Epiclesis: From the Greek, meaning “invocation.” It is that portion of the Eucharistic Prayer which invokes the operation of the Holy Spirit for the consecration of the bread and wine, that they may become the Body and Blood of Christ.
Epistle: The New Testament Reading, whether taken from one of the letters of Paul and others, the Acts of the Apostles, or the Revelation, in the Liturgy of the Word of the Eucharist.
Eucharist: From the Greek, meaning “thanksgiving.” It is one of the names for the principal act of Christian worship on Sunday and other Major Feasts. It comprises two parts: the Liturgy of the Word and the celebration of the Communion.
Fraction: The breaking of the Bread for distribution in Communion. In former prayer books, it was a symbolic action performed in the course of the Prayer of Consecration; in modern prayer books, it is restored to its former position and dignity as a separate action that takes place immediately before the administration of communion.

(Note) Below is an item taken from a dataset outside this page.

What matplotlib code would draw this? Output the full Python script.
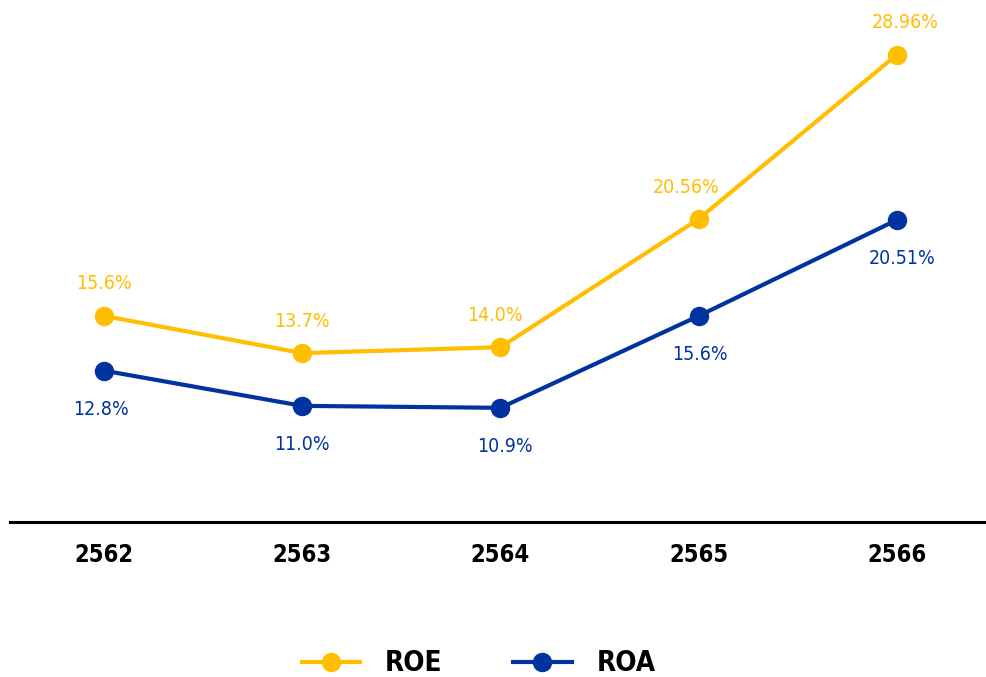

It is performed in silence, but may be followed by an anthem.
Gospel: A portion of one of the Gospels proclaimed at the Eucharist; also a collective term for the Good News of Christ set forth in the chronicles of Matthew, Mark, Luke, and John. Traditionally, the liturgical proclamation of the Gospel was a function of the deacon; but, if necessary, it may be done by a priest or bishop.
Gradual: A portion of the Psalter, read or sung following upon, and as a response to, the Old Testament lesson at the Eucharist. A Canticle is sometimes substituted for the Psalm.
Host: From the Latin hostia, “victim.” Properly, the consecrated Bread of the Eucharist; by extension, altar breads or wafers to be consecrated.
Imposition of Ashes: An Ash Wednesday ceremonial, in which ashes are deposited on the heads of the worshipers, either by inscribing the sign of the cross on the forehead, or by pouring over the head, as a sign of human mortality and penitence.
Institution Narrative: That portion of the Eucharistic Prayer that sets forth the account of the Last Supper.
Intercession: 1) A species of prayer in which petitions are offered in behalf of another or others; 2) a form of such prayer in the liturgy, as, for example, the Prayers of the People.
Kyrie eleison: (Lord, have mercy). 1) A brief congregational response to the petitions of a litany; 2) a threefold acclamation (the second petition being altered to Christe eleison) sung as part of the Entrance Rite of the Eucharist.
Liturgy: From the Greek leitourgia, meaning, “public service.” A formulary or rite for use in Christian worship, especially referring to the Eucharist.
Liturgy of the Word: The first part of the Eucharistic rite, which centers about the proclamation of the Word of God in Scripture.
Memorial Acclamations: Congregational interjections after the Institution Narrative in the Eucharistic Prayer; such as “Christ has died./Christ is risen./ Christ will come again.”
Narthex: A vestibule or porch leading from the main entrance of a church to the nave. It is a space for the gathering and formation of processions, and often the site of the baptismal font.
Nave: The area of the church building in which the congregation is seated, located between the entrance (narthex) and the sanctuary (see below),
Oblations: The people’s gifts of bread and wine and of alms which are offered during the Eucharistic prayer.
Paschal Candle: A large decorated candle, lighted during the Easter Vigil, and lighted also at all services until Pentecost, symbolizing the light of Christ, crucified, dead, resurrected, and ascended.
Principal Feasts: Festivals of great solemnity. The category in the Book of Common Prayer consists of seven observances: Easter Day, Ascension Day, the Day of Pentecost, Trinity Sunday, All Saints’ Day, Christmas Day, and the Epiphany.
Sabbath: The seventh day of the week, Saturday.
Sacraments: Outward and visible signs of inward and spiritual grace, given by Christ, as sure and certain means by which we receive that grace.
Sanctus: An anthem, based on Isaiah 6:3, “Holy, holy, holy Lord….” Which has been part of the Eucharistic rite since the third century.
Sequence: A hymn, Psalm, or anthem sung between the Second Reading and the Gospel of the Eucharist.
Sursum corda: (“Lift up your hearts”). Part of the dialogue which inaugurates the Great Thanksgiving of the Eucharist.